#### [Brief]
Output the material word for word. Leave each picture out.

┄┄┄┄┄┄

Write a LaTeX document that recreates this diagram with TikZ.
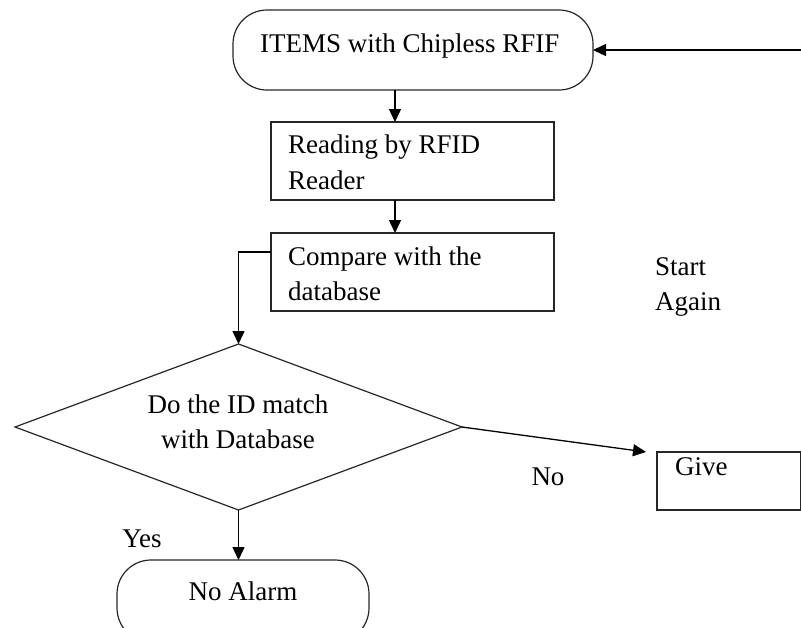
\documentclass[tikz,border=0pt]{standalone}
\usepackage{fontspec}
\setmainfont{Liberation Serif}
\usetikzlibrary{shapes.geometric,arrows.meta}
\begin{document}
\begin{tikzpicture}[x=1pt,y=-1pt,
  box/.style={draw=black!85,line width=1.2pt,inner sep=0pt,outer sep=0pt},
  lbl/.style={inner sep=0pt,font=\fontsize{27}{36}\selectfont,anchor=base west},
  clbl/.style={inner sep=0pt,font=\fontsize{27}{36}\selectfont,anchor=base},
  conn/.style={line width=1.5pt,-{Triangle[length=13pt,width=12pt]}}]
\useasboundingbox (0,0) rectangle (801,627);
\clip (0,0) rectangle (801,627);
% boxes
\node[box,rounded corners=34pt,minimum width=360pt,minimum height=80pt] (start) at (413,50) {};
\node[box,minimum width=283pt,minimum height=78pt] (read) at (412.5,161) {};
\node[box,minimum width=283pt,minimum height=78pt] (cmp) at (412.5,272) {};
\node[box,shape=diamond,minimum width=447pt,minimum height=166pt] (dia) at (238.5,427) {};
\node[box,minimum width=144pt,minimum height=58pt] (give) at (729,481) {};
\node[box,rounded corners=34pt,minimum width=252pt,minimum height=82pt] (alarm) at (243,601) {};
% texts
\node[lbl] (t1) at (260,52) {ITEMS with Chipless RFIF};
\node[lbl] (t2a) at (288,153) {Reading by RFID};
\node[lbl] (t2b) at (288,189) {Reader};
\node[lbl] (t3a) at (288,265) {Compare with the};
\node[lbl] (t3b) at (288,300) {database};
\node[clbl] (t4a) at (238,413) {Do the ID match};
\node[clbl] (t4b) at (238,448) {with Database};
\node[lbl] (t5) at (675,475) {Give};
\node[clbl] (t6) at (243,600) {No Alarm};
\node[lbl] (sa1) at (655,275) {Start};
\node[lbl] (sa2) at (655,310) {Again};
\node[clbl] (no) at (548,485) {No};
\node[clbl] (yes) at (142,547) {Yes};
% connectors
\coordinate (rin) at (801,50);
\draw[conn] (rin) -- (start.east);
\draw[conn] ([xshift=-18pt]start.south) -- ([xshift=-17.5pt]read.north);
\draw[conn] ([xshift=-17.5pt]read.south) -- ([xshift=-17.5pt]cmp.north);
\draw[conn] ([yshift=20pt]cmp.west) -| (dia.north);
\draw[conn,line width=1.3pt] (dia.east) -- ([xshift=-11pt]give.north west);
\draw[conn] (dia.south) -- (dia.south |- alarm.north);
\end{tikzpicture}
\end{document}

┄┄┄┄┄┄

#### [Answer to this exercise]
Write a LaTeX document that recreates this diagram with TikZ.
\documentclass[tikz,border=0pt]{standalone}
\usepackage{fontspec}
\setmainfont{Liberation Serif}
\usetikzlibrary{shapes.geometric,arrows.meta}
\begin{document}
\begin{tikzpicture}[x=1pt,y=-1pt,
  box/.style={draw=black!85,line width=1.2pt,inner sep=0pt,outer sep=0pt},
  lbl/.style={inner sep=0pt,font=\fontsize{27}{36}\selectfont,anchor=base west},
  clbl/.style={inner sep=0pt,font=\fontsize{27}{36}\selectfont,anchor=base},
  conn/.style={line width=1.5pt,-{Triangle[length=13pt,width=12pt]}}]
\useasboundingbox (0,0) rectangle (801,627);
\clip (0,0) rectangle (801,627);
% boxes
\node[box,rounded corners=34pt,minimum width=360pt,minimum height=80pt] (start) at (413,50) {};
\node[box,minimum width=283pt,minimum height=78pt] (read) at (412.5,161) {};
\node[box,minimum width=283pt,minimum height=78pt] (cmp) at (412.5,272) {};
\node[box,shape=diamond,minimum width=447pt,minimum height=166pt] (dia) at (238.5,427) {};
\node[box,minimum width=144pt,minimum height=58pt] (give) at (729,481) {};
\node[box,rounded corners=34pt,minimum width=252pt,minimum height=82pt] (alarm) at (243,601) {};
% texts
\node[lbl] (t1) at (260,52) {ITEMS with Chipless RFIF};
\node[lbl] (t2a) at (288,153) {Reading by RFID};
\node[lbl] (t2b) at (288,189) {Reader};
\node[lbl] (t3a) at (288,265) {Compare with the};
\node[lbl] (t3b) at (288,300) {database};
\node[clbl] (t4a) at (238,413) {Do the ID match};
\node[clbl] (t4b) at (238,448) {with Database};
\node[lbl] (t5) at (675,475) {Give};
\node[clbl] (t6) at (243,600) {No Alarm};
\node[lbl] (sa1) at (655,275) {Start};
\node[lbl] (sa2) at (655,310) {Again};
\node[clbl] (no) at (548,485) {No};
\node[clbl] (yes) at (142,547) {Yes};
% connectors
\coordinate (rin) at (801,50);
\draw[conn] (rin) -- (start.east);
\draw[conn] ([xshift=-18pt]start.south) -- ([xshift=-17.5pt]read.north);
\draw[conn] ([xshift=-17.5pt]read.south) -- ([xshift=-17.5pt]cmp.north);
\draw[conn] ([yshift=20pt]cmp.west) -| (dia.north);
\draw[conn,line width=1.3pt] (dia.east) -- ([xshift=-11pt]give.north west);
\draw[conn] (dia.south) -- (dia.south |- alarm.north);
\end{tikzpicture}
\end{document}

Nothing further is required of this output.